Yeah, there’s another Republican pattern. Big banks are earning record profits, but Republicans are cutting regulation and protections because of… something or other. Big Pharma pulls in 25% returns on investment – an almost criminal profit ratio – and Republicans insist that consumer protections are throttling innovation. And then the GOP cuts federal research money. (And any money for poor people, of course. Can’t afford food for the hungry when rich people need higher stock prices.)
Democrats: we need you to help us. None of us as individual citizens are powerful enough to push back against Microsoft and Ford and Wells Fargo and AT&T and Comcast and all the others. The Republican Criminal Enterprise rigged it against us. The Democratic party has managed to protect people before, and you seem to want to do it again.
If the Democratic party stands for a balance between individuals and the big powers that control us now, then for god’s sake, say so! Stand up! Take a position besides “We’re not Republicans.” Have goals and ideas. Outside of a few progressives, the modern Democratic party seems content-free and completely hapless. Republicans are obviously and gleefully recreating the gilded age. If you think income inequality is bad, what do you want to do about it? Most families can’t afford higher education at a time when our nation depends on a highly educated workforce for our continued prosperity. Do Democrats want to lower college tuition for most people? Good idea!
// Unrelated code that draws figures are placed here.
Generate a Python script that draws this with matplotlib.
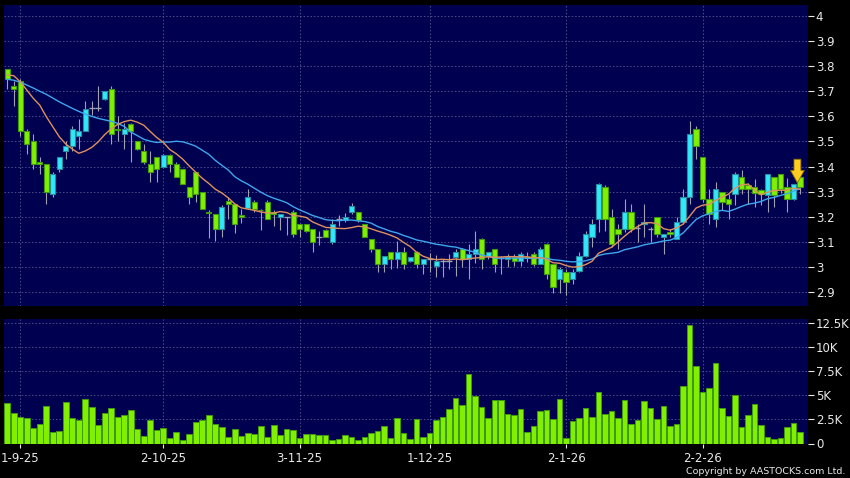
import numpy as np
import pandas as pd
import matplotlib
matplotlib.use("Agg")
import matplotlib.pyplot as plt

# ---------------- data ----------------
opens = [3.79, 3.72, 3.74, 3.54, 3.50, 3.42, 3.41, 3.29, 3.39, 3.46,
         3.48, 3.52, 3.54, 3.632, 3.632, 3.67, 3.71, 3.55, 3.53, 3.57,
         3.50, 3.46, 3.41, 3.44, 3.40, 3.445, 3.41, 3.39, 3.32, 3.38,
         3.30, 3.22, 3.21, 3.15, 3.263, 3.25, 3.205, 3.235, 3.26, 3.228,
         3.26, 3.22, 3.20, 3.20, 3.22, 3.17, 3.17, 3.15, 3.12, 3.147,
         3.10, 3.19, 3.185, 3.22, 3.22, 3.17, 3.11, 3.07, 3.01, 3.06,
         3.03, 3.06, 3.025, 3.06, 3.012, 3.03, 3.003, 3.025, 3.025, 3.04,
         3.07, 3.03, 3.05, 3.11, 3.043, 3.07, 3.035, 3.03, 3.04, 3.025,
         3.04, 3.05, 3.01, 3.09, 3.01, 2.95, 2.98, 2.95, 2.985, 3.045,
         3.12, 3.19, 3.32, 3.20, 3.15, 3.15, 3.22, 3.155, 3.17, 3.15,
         3.20, 3.12, 3.14, 3.11, 3.18, 3.28, 3.55, 3.44, 3.27, 3.19,
         3.30, 3.27, 3.29, 3.36, 3.325, 3.32, 3.305, 3.285, 3.36, 3.37,
         3.32, 3.27, 3.36]
highs = [3.79, 3.74, 3.75, 3.55, 3.53, 3.44, 3.41, 3.38, 3.44, 3.50,
         3.56, 3.59, 3.66, 3.66, 3.72, 3.70, 3.72, 3.60, 3.575, 3.575,
         3.50, 3.49, 3.46, 3.44, 3.45, 3.45, 3.42, 3.39, 3.32, 3.38,
         3.30, 3.225, 3.21, 3.245, 3.28, 3.25, 3.23, 3.31, 3.265, 3.23,
         3.265, 3.225, 3.21, 3.20, 3.225, 3.17, 3.17, 3.15, 3.143, 3.15,
         3.19, 3.207, 3.215, 3.255, 3.22, 3.17, 3.11, 3.07, 3.045, 3.06,
         3.105, 3.08, 3.04, 3.065, 3.03, 3.055, 3.047, 3.03, 3.05, 3.07,
         3.075, 3.09, 3.145, 3.115, 3.06, 3.07, 3.045, 3.05, 3.05, 3.06,
         3.06, 3.06, 3.08, 3.095, 3.01, 3.00, 2.99, 2.99, 3.06, 3.145,
         3.19, 3.335, 3.325, 3.23, 3.17, 3.27, 3.25, 3.17, 3.25, 3.16,
         3.20, 3.13, 3.15, 3.20, 3.31, 3.58, 3.56, 3.44, 3.31, 3.34,
         3.30, 3.29, 3.38, 3.385, 3.335, 3.35, 3.31, 3.37, 3.36, 3.37,
         3.356, 3.33, 3.365]
lows = [3.71, 3.64, 3.52, 3.45, 3.39, 3.37, 3.25, 3.28, 3.38, 3.43,
        3.46, 3.47, 3.54, 3.605, 3.62, 3.665, 3.49, 3.50, 3.47, 3.42,
        3.465, 3.41, 3.34, 3.34, 3.40, 3.38, 3.36, 3.33, 3.25, 3.26,
        3.23, 3.115, 3.105, 3.12, 3.19, 3.135, 3.176, 3.23, 3.22, 3.147,
        3.19, 3.165, 3.147, 3.127, 3.12, 3.12, 3.14, 3.06, 3.087, 3.12,
        3.09, 3.163, 3.18, 3.21, 3.18, 3.12, 3.06, 2.98, 2.98, 2.99,
        2.995, 2.99, 3.02, 2.995, 2.97, 2.98, 2.961, 2.96, 2.99, 2.965,
        3.00, 2.95, 3.015, 2.99, 3.03, 2.98, 2.97, 3.00, 3.005, 3.005,
        3.02, 3.005, 3.01, 2.95, 2.895, 2.895, 2.89, 2.93, 2.98, 3.04,
        3.08, 3.14, 3.145, 3.08, 3.07, 3.14, 3.14, 3.10, 3.12, 3.10,
        3.12, 3.05, 3.12, 3.11, 3.17, 3.25, 3.43, 3.26, 3.17, 3.16,
        3.225, 3.19, 3.245, 3.29, 3.25, 3.24, 3.245, 3.22, 3.24, 3.295,
        3.22, 3.265, 3.29]
closes = [3.75, 3.71, 3.54, 3.49, 3.41, 3.41, 3.30, 3.37, 3.44, 3.48,
          3.55, 3.54, 3.63, 3.632, 3.632, 3.70, 3.53, 3.545, 3.55, 3.54,
          3.47, 3.42, 3.38, 3.39, 3.445, 3.41, 3.36, 3.33, 3.28, 3.29,
          3.23, 3.215, 3.15, 3.24, 3.25, 3.17, 3.20, 3.28, 3.23, 3.226,
          3.19, 3.21, 3.21, 3.20, 3.13, 3.15, 3.145, 3.10, 3.12, 3.12,
          3.17, 3.19, 3.20, 3.243, 3.185, 3.12, 3.07, 3.01, 3.045, 3.03,
          3.06, 3.01, 3.04, 3.01, 3.03, 3.03, 3.025, 3.025, 3.025, 3.06,
          3.03, 3.05, 3.07, 3.03, 3.06, 3.01, 3.035, 3.04, 3.025, 3.05,
          3.035, 3.01, 3.07, 2.97, 2.921, 2.99, 2.94, 2.98, 3.045, 3.13,
          3.17, 3.33, 3.19, 3.09, 3.13, 3.22, 3.15, 3.155, 3.18, 3.15,
          3.13, 3.13, 3.13, 3.18, 3.28, 3.53, 3.48, 3.27, 3.21, 3.31,
          3.26, 3.25, 3.37, 3.31, 3.31, 3.295, 3.29, 3.37, 3.285, 3.31,
          3.27, 3.33, 3.32]
volumes_k = [4.24, 3.14, 2.72, 2.66, 1.59, 2.03, 3.83, 1.17, 1.28, 4.31,
             2.59, 2.38, 4.59, 3.76, 1.90, 3.14, 3.69, 2.79, 3.00, 3.48,
             1.45, 0.76, 2.41, 1.41, 1.62, 0.59, 1.17, 0.34, 1.00, 2.20,
             2.41, 2.93, 2.03, 1.69, 0.72, 1.55, 0.76, 1.10, 0.97, 1.86,
             0.66, 1.90, 0.93, 1.55, 1.38, 0.62, 1.03, 1.00, 0.83, 0.83,
             0.38, 0.48, 0.86, 0.72, 0.34, 0.72, 1.07, 1.28, 1.83, 0.52,
             2.62, 1.07, 0.45, 2.52, 0.69, 1.10, 2.41, 2.76, 3.62, 4.66,
             4.00, 7.14, 4.93, 3.76, 2.59, 4.45, 4.48, 3.03, 2.93, 3.59,
             1.14, 1.76, 3.41, 3.45, 2.52, 4.62, 0.59, 2.31, 2.66, 3.72,
             2.76, 5.34, 3.03, 3.38, 2.66, 4.55, 2.00, 2.48, 4.38, 3.69,
             2.52, 3.93, 1.79, 1.97, 6.00, 12.24, 8.03, 5.31, 5.69, 8.28,
             3.72, 2.83, 4.97, 1.66, 3.00, 4.07, 1.90, 0.66, 0.48, 0.52,
             1.69, 2.10, 1.14]
# moving-average values read off the chart where the averaging window
# reaches back before the first visible session
ma10_head = [3.765, 3.762, 3.738, 3.705, 3.672, 3.645, 3.599, 3.559, 3.519]
ma20_head = [3.748, 3.744, 3.736, 3.725, 3.713, 3.700, 3.688, 3.673, 3.658,
             3.645, 3.632, 3.620, 3.609, 3.600, 3.592, 3.586, 3.580, 3.572,
             3.560]

date_tick_pos = [2, 24, 45, 65, 86, 107]
date_tick_labels = ["1-9-25", "2-10-25", "3-11-25", "1-12-25", "2-1-26", "2-2-26"]
price_ticks = [2.9, 3.0, 3.1, 3.2, 3.3, 3.4, 3.5, 3.6, 3.7, 3.8, 3.9, 4.0]
price_tick_labels = ["2.9", "3", "3.1", "3.2", "3.3", "3.4", "3.5", "3.6",
                     "3.7", "3.8", "3.9", "4"]
vol_ticks = [0, 2500, 5000, 7500, 10000, 12500]
vol_tick_labels = ["0", "2.5K", "5K", "7.5K", "10K", "12.5K"]

# ---------------- derived ----------------
o = np.array(opens); h = np.array(highs); l = np.array(lows); c = np.array(closes)
vol = np.array(volumes_k) * 1000
n = len(c)
x = np.arange(n)
cs = pd.Series(c)
ma10 = cs.rolling(10).mean().to_numpy()
ma20 = cs.rolling(20).mean().to_numpy()
ma10[:len(ma10_head)] = ma10_head
ma20[:len(ma20_head)] = ma20_head

# ---------------- style ----------------
BG = "#000050"
GRID = "#5e5e98"
TXT = "#e8e8e8"
GREEN_F, GREEN_E = "#80f000", "#3f9a10"
CYAN_F, CYAN_E = "#30e8f8", "#2a8aa0"
WICK = "#a0a0b0"

W, H = 850, 478
fig = plt.figure(figsize=(W / 100, H / 100), dpi=100, facecolor="black")
left, right = 4, 807.5
ax1 = fig.add_axes([left / W, 1 - 306 / H, (right - left) / W, (306 - 5) / H])
ax2 = fig.add_axes([left / W, 1 - 443.5 / H, (right - left) / W, (443.5 - 319) / H])

for ax in (ax1, ax2):
    ax.set_facecolor(BG)
    for s in ax.spines.values():
        s.set_visible(False)
    ax.set_xlim(-0.5, n + 0.15)
    ax.yaxis.tick_right()
    ax.tick_params(axis="y", colors=TXT, labelsize=8.5, length=4, width=0.8,
                   pad=2, direction="out")
    ax.set_xticks(date_tick_pos)
    ax.grid(True, color=GRID, linestyle=(0, (2.0, 2.5)), linewidth=0.55)
    ax.set_axisbelow(True)

# ---- price panel ----
ax1.set_ylim(2.8442, 4.0438)
ax1.set_yticks(price_ticks)
ax1.set_yticklabels(price_tick_labels)
ax1.tick_params(axis="x", length=0, labelbottom=False)

ax1.vlines(x, l, h, color=WICK, linewidth=0.8, zorder=2)
up = c > o + 1e-4
down = c < o - 1e-4
flat = ~(up | down)
ax1.bar(x[up], (c - o)[up], bottom=o[up], width=0.8, color=CYAN_F,
        edgecolor=CYAN_E, linewidth=0.8, zorder=3)
ax1.bar(x[down], (o - c)[down], bottom=c[down], width=0.8, color=GREEN_F,
        edgecolor=GREEN_E, linewidth=0.8, zorder=3)
ax1.hlines(c[flat], x[flat] - 0.45, x[flat] + 0.45, color=WICK, linewidth=1.0, zorder=3)

ax1.plot(x, ma20, color="#3ea6ee", linewidth=1.0, zorder=4)
ax1.plot(x, ma10, color="#e0905c", linewidth=1.0, zorder=5)

# marker arrow on the latest session
ax1.annotate("", xy=(x[-1] - 0.4, c[-1] + 0.015), xycoords="data",
             xytext=(0, 17), textcoords="offset points",
             arrowprops=dict(arrowstyle="simple,head_length=0.9,head_width=1.0,tail_width=0.5",
                             mutation_scale=10, facecolor="#ffcc20",
                             edgecolor="#8a6a00", linewidth=0.6,
                             shrinkA=0, shrinkB=0),
             zorder=6)

# ---- volume panel ----
ax2.bar(x, vol, width=0.87, color=GREEN_F, edgecolor=GREEN_E, linewidth=0.7, zorder=3)
ax2.set_ylim(0, 12880)
ax2.set_yticks(vol_ticks)
ax2.set_yticklabels(vol_tick_labels)
ax2.set_xticklabels(date_tick_labels)
ax2.tick_params(axis="x", colors=TXT, labelsize=8.5, length=3, width=0.8, pad=3)

fig.text(845 / W, 1 - 471 / H, "Copyright by AASTOCKS.com Ltd.", color=TXT,
         fontsize=6.8, ha="right", va="center")

fig.savefig("out.png", dpi=100, facecolor="black")
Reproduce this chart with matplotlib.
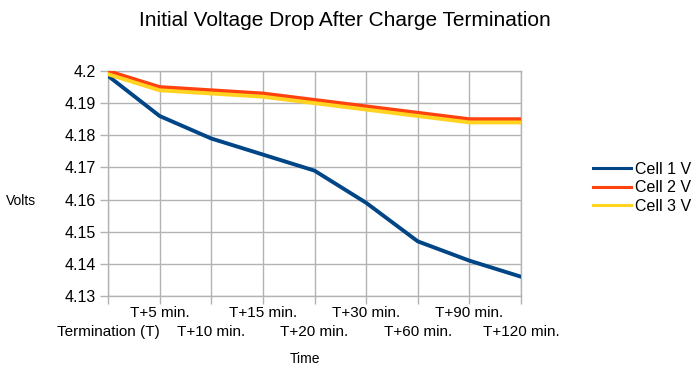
import matplotlib
matplotlib.use("Agg")
import matplotlib.pyplot as plt
from matplotlib.ticker import FixedLocator, FuncFormatter

plt.rcParams['font.family'] = ['Liberation Sans', 'DejaVu Sans']

categories = ["Termination (T)", "T+5 min.", "T+10 min.", "T+15 min.", "T+20 min.",
              "T+30 min.", "T+60 min.", "T+90 min.", "T+120 min."]
cell1 = [4.1985, 4.186, 4.179, 4.174, 4.169, 4.159, 4.147, 4.141, 4.136]
cell2 = [4.200, 4.195, 4.194, 4.193, 4.191, 4.189, 4.187, 4.185, 4.185]
cell3 = [4.199, 4.194, 4.193, 4.192, 4.190, 4.188, 4.186, 4.184, 4.184]
yticks = [4.13, 4.14, 4.15, 4.16, 4.17, 4.18, 4.19, 4.2]

fig = plt.figure(figsize=(6.99, 3.75), dpi=100)
ax = fig.add_axes([108/699, 1-296/375, (521-108)/699, (296-71)/375])

x = list(range(len(categories)))
grid_c = "#b3b3b3"
ax.plot(x, cell1, color="#004586", lw=2.8, label="Cell 1 V", solid_joinstyle="round", zorder=3)
ax.plot(x, cell2, color="#ff420e", lw=2.8, label="Cell 2 V", solid_joinstyle="round", zorder=3)
ax.plot(x, cell3, color="#ffd320", lw=2.8, label="Cell 3 V", solid_joinstyle="round", zorder=4)

ax.set_xlim(0, len(categories)-1)
ax.set_ylim(4.13, 4.2)
ax.yaxis.set_major_locator(FixedLocator(yticks))
ax.yaxis.set_major_formatter(FuncFormatter(lambda v, p: f"{v:g}"))
even = [i for i in x if i % 2 == 0]
odd = [i for i in x if i % 2 == 1]
ax.set_xticks(even, [categories[i] for i in even])
ax.set_xticks(odd, [categories[i] for i in odd], minor=True)
ax.grid(True, which="both", color=grid_c, lw=1)
ax.set_axisbelow(True)
for s in ax.spines.values():
    s.set_color(grid_c)
    s.set_linewidth(1)
ax.tick_params(axis='both', which="both", colors=grid_c, labelcolor="black", labelsize=11, length=5.5, width=1)
ax.tick_params(axis='x', which="minor", pad=1.5)
ax.tick_params(axis='x', which="major", pad=15.5)
ax.tick_params(axis='y', pad=3, labelsize=11.5)

fig.text(345/699, 1-20/375, "Initial Voltage Drop After Charge Termination", ha="center", va="center", fontsize=15)
fig.text(21/699, 1-201/375, "Volts", ha="center", va="center", fontsize=10)
fig.text(305/699, 1-359/375, "Time", ha="center", va="center", fontsize=10)

leg = fig.legend(loc="center left", bbox_to_anchor=(593/699, 1-188/375), frameon=False,
                 fontsize=11.5, handlelength=2.4, handletextpad=0.25, labelspacing=0.22,
                 borderpad=0, borderaxespad=0)
for h in leg.get_lines():
    h.set_linewidth(2.2)

fig.savefig("out.png", dpi=100)
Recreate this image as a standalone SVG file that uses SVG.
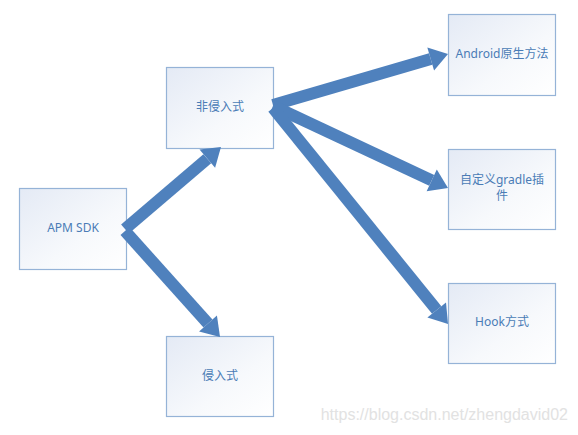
<svg xmlns="http://www.w3.org/2000/svg" width="578" height="435" viewBox="0 0 578 435">
<defs>
<linearGradient id="bg" x1="0" y1="0" x2="1" y2="1">
<stop offset="0" stop-color="#e4eaf5"/>
<stop offset="0.6" stop-color="#f7f9fc"/>
<stop offset="1" stop-color="#ffffff"/>
</linearGradient>
<marker id="ah" markerUnits="strokeWidth" markerWidth="1.5" markerHeight="2" refX="0" refY="1" orient="auto" overflow="visible">
<path d="M0,0 L1.5,1 L0,2 z" fill="#4f81bd"/>
</marker>
</defs>
<style>
.box{fill:url(#bg);stroke:#95b3d7;stroke-width:1.2}
.lbl{font-family:"Noto Sans","Noto Sans CJK SC",sans-serif;font-size:12px;fill:#4a7cb6;text-anchor:middle;dominant-baseline:middle}
.arr{stroke:#4f81bd;stroke-width:12;fill:none;marker-end:url(#ah)}
</style>
<rect width="578" height="435" fill="#ffffff"/>
<g id="n-apm"><rect class="box" x="19.5" y="188.5" width="107" height="81"/><text class="lbl" x="73" y="229">APM SDK</text></g>
<g id="n-non"><rect class="box" x="166.5" y="67.5" width="107" height="81"/><text class="lbl" x="220" y="108">非侵入式</text></g>
<g id="n-inv"><rect class="box" x="166.5" y="336.5" width="107" height="80"/><text class="lbl" x="220" y="377">侵入式</text></g>
<g id="n-android"><rect class="box" x="448.5" y="14.5" width="107" height="81"/><text class="lbl" x="502" y="55">Android原生方法</text></g>
<g id="n-gradle"><rect class="box" x="448.5" y="149.5" width="107" height="80"/><text class="lbl" x="502" y="181">自定义gradle插</text><text class="lbl" x="502" y="197">件</text></g>
<g id="n-hook"><rect class="box" x="448.5" y="283.5" width="107" height="80"/><text class="lbl" x="502" y="323">Hook方式</text></g>
<g id="connectors">
<line class="arr" x1="125" y1="229" x2="207.3" y2="158.7"/>
<line class="arr" x1="125" y1="231" x2="208" y2="323.6"/>
<line class="arr" x1="273" y1="105" x2="430.7" y2="59"/>
<line class="arr" x1="273" y1="106" x2="431.7" y2="180.4"/>
<line class="arr" x1="273" y1="108" x2="436.7" y2="310"/>
</g>
<text x="568" y="420" font-family="Liberation Sans, Arial, sans-serif" font-size="16" fill="#e2e2e2" text-anchor="end">https://blog.csdn.net/zhengdavid02</text>
</svg>
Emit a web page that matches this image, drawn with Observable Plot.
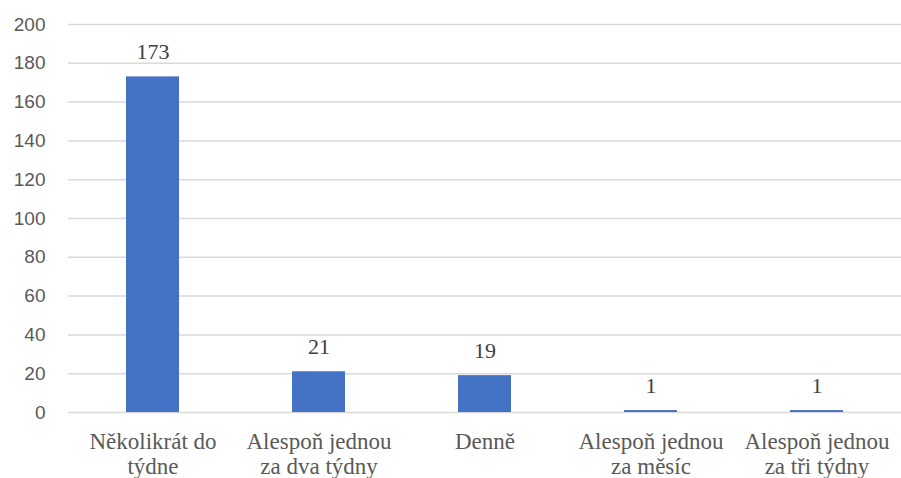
<!DOCTYPE html>
<html>
<head>
<meta charset="utf-8">
<script src="https://cdn.jsdelivr.net/npm/d3@7"></script>
<script src="https://cdn.jsdelivr.net/npm/@observablehq/plot@0.6"></script>
<style>
  html, body { margin: 0; padding: 0; background: #fff; }
</style>
</head>
<body>
<div id="chart"></div>
<script>
const categories = ["Několikrát do týdne", "Alespoň jednou za dva týdny", "Denně", "Alespoň jednou za měsíc", "Alespoň jednou za tři týdny"];
const categoryLabels = ["Několikrát do\ntýdne", "Alespoň jednou\nza dva týdny", "Denně", "Alespoň jednou\nza měsíc", "Alespoň jednou\nza tři týdny"];
const values = [173, 21, 19, 1, 1];
const yTicks = [0, 20, 40, 60, 80, 100, 120, 140, 160, 180, 200];

const data = categories.map((c, i) => ({category: c, value: values[i], label: categoryLabels[i]}));

const chart = Plot.plot({
  width: 901,
  height: 478,
  marginLeft: 68,
  marginRight: 0,
  marginTop: 24,
  marginBottom: 66,
  style: {background: "#fff"},
  x: {domain: categories, paddingInner: 0.68, paddingOuter: 0.34, label: null, axis: null},
  y: {domain: [0, 200], label: null, axis: null},
  marks: [
    Plot.gridY(yTicks, {stroke: "#d9d9d9", strokeOpacity: 1, strokeWidth: 1.5}),
    Plot.barY(data, {x: "category", y: "value", fill: "#4472c4"}),
    Plot.text(data, {x: "category", y: "value", text: d => String(d.value), lineAnchor: "bottom", dy: -18,
      fontFamily: "Liberation Serif, 'Times New Roman', serif", fontSize: 22, fill: "#404040"}),
    Plot.text(yTicks, {y: d => d, text: d => String(d), frameAnchor: "left", textAnchor: "end", dx: -23,
      fontFamily: "Liberation Sans, Arial, sans-serif", fontSize: 19, fill: "#595959"}),
    Plot.text(data, {x: "category", text: "label", frameAnchor: "bottom", lineAnchor: "top", dy: 19,
      lineHeight: 1.09, fontFamily: "Liberation Serif, 'Times New Roman', serif", fontSize: 23, fill: "#595959"})
  ]
});
document.getElementById("chart").appendChild(chart);
</script>
</body>
</html>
Tell me more about that.
People feel helpless because we are. It’s not an illusion. We all see the decline of America both economically and as that crazy idea about cooperation, citizenship, with a mix of different cultures that can co-exist or merge as we choose, all while cross-pollinating ideas, foods, and styles. Fight for the America that Republicans are tearing down. We all see it. We’re losing America, and we need your help.